To be so utterly and helplessly focused on all the ways a woman might hurt you--and to believe that she will do this with no warning, no fault on your part, and with a total lack of regard for your feelings--indicates that you don't believe you are worth being married to.  Nothing more.  You believe a woman will necessarily cheat on you because--well, look, you probably have a small penis.  You believe a woman will divorce you because you are not worth loving.  You believe she will prevent you from seeing your children because you harbor a fear that you are a terrible father.

Look, I know, it does happen that women commit adultery for no good reason, that women suddenly for no apparent reason just up and want a divorce, that women sometimes do prevent good fathers from seeing their children very often.  I know all that.

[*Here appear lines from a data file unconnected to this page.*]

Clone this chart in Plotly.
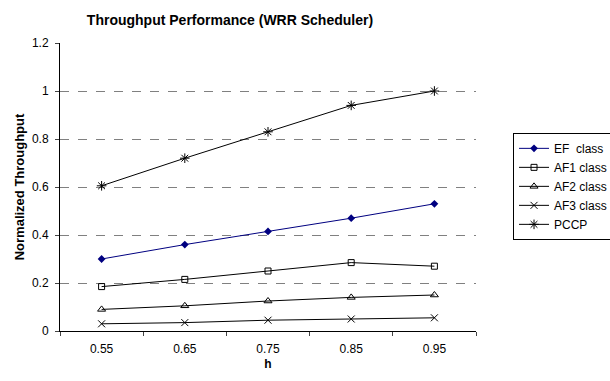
import plotly.graph_objects as go

categories = ["0.55", "0.65", "0.75", "0.85", "0.95"]
ef = [0.30, 0.36, 0.415, 0.47, 0.53]
af1 = [0.185, 0.215, 0.25, 0.285, 0.27]
af2 = [0.09, 0.105, 0.125, 0.14, 0.15]
af3 = [0.03, 0.035, 0.045, 0.05, 0.055]
pccp = [0.605, 0.72, 0.83, 0.94, 1.0]

series = [
    ("EF  class", ef, "#000080", dict(symbol="diamond", size=6, color="#000080")),
    ("AF1 class", af1, "black", dict(symbol="square-open", size=6, color="black", line=dict(width=1))),
    ("AF2 class", af2, "black", dict(symbol="triangle-up-open", size=7, color="black", line=dict(width=1))),
    ("AF3 class", af3, "black", dict(symbol="x-thin", size=7, color="black", line=dict(width=1, color="black"))),
    ("PCCP", pccp, "black", dict(symbol="asterisk", size=8, color="black", line=dict(width=1, color="black"))),
]

fig = go.Figure()
for name, vals, col, mk in series:
    fig.add_trace(go.Scatter(x=categories, y=vals, name=name, mode="lines+markers",
                             line=dict(color=col, width=1), marker=mk))

fig.update_layout(
    width=610, height=381,
    margin=dict(l=60, r=134, t=43, b=50, autoexpand=False),
    paper_bgcolor="white", plot_bgcolor="white",
    font=dict(family="Liberation Sans, Arial, sans-serif", size=12, color="black"),
    title=dict(text="<b>Throughput Performance (WRR Scheduler)</b>", x=0.377, xanchor="center",
               y=0.947, yanchor="middle", font=dict(size=14)),
    showlegend=True,
    legend=dict(x=1.089, y=0.688, xanchor="left", yanchor="top",
                bordercolor="black", borderwidth=1, bgcolor="white",
                font=dict(size=12), tracegroupgap=0),
    xaxis=dict(type="category", tickson="boundaries", ticks="outside", ticklen=4,
               ticklabelstandoff=7, tickfont=dict(size=12),
               showline=True, linecolor="black", linewidth=1, showgrid=False,
               title=dict(text="<b>h</b>", font=dict(size=12), standoff=4),
               range=[-0.5, 4.5]),
    yaxis=dict(range=[0, 1.2], tickvals=[0, 0.2, 0.4, 0.6, 0.8, 1.0, 1.2],
               ticktext=["0", "0.2", "0.4", "0.6", "0.8", "1", "1.2"],
               ticks="outside", ticklen=4, ticklabelstandoff=4,
               showline=True, linecolor="black", linewidth=1,
               showgrid=True, gridcolor="#808080", griddash="dash", gridwidth=1,
               zeroline=False, tickfont=dict(size=12),
               title=dict(text="<b>Normalized Throughput</b>", font=dict(size=13), standoff=4)),
)

fig.write_html("out.html")
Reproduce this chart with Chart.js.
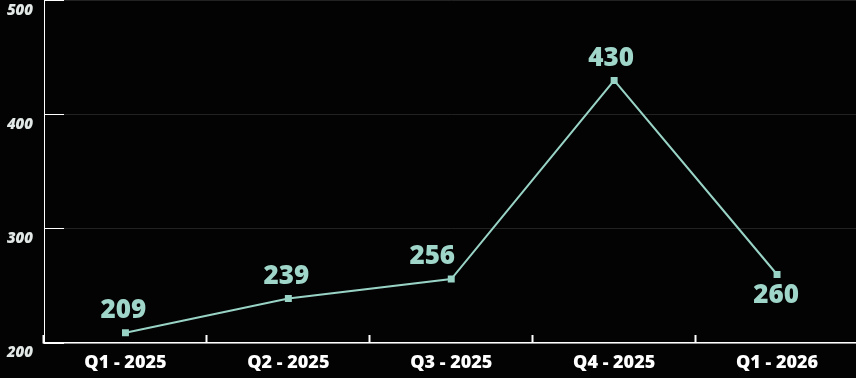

And as I said, I am sympathetic to the idea that men get a raw deal in today's society.  They are often assumed to be pedophiles when they have any interest in children; boys are not well suited on average to the life that the public school system provides and indoctrinates them in; some of the types of work that men especially enjoy and are well suited to are disparaged; family courts are often biased in favor of the mother in many ways.

But, sorry--obsessing over the possibility that some woman might do you wrong, and that you are powerless to prevent it (by, say, being careful about whom you marry), that's just totally emasculating.

Then, chagrinfully, I followed a series of links and ended up here.  And this is just sad.  See, the thing is:  Even if this Alpha thing is really a thing, you aren't an Alpha just by pretending to be.  Don't get me wrong--I'm sure there are many women who are attracted to men who behave this way (I am equally certain that these relationships are unstable at best, but long-term relationships do not seem to be the goal of the Alpha Game).  There are, for some reason, always women who love jerks.  But those of us women who have married men who are really self-confident, not just pretending to be, are not sure whether to laugh at you or weep for you and try to introduce you to some nice lady.

SIDE NOTE:  I almost had to stop reading Instapundit the day he posted a link to something (possibly on Alpha Game) about whether wives have a "responsbility" to "stay sexy" for their husbands.  Reynolds added something like, "No, honey, you don't have any responsibilities.  Just let yourself go."  Yep.  You're right--I have no responsibilities--not taking care of the children, or cleaning the house, or cooking, or paying the bills and keeping the budget.  I just sit around all day.  Frankly, all of those responsibilities--real responsibilities--is more important both to me and to the success of our family than "staying sexy" is, and several of them are totally antithetical to the goal of staying sexy in the way that the Alpha Game types mean.

Fortunately, I have a husband who thinks I am sexy when I'm cooking and shouting about the coming collapse of the dollar, so we're in business.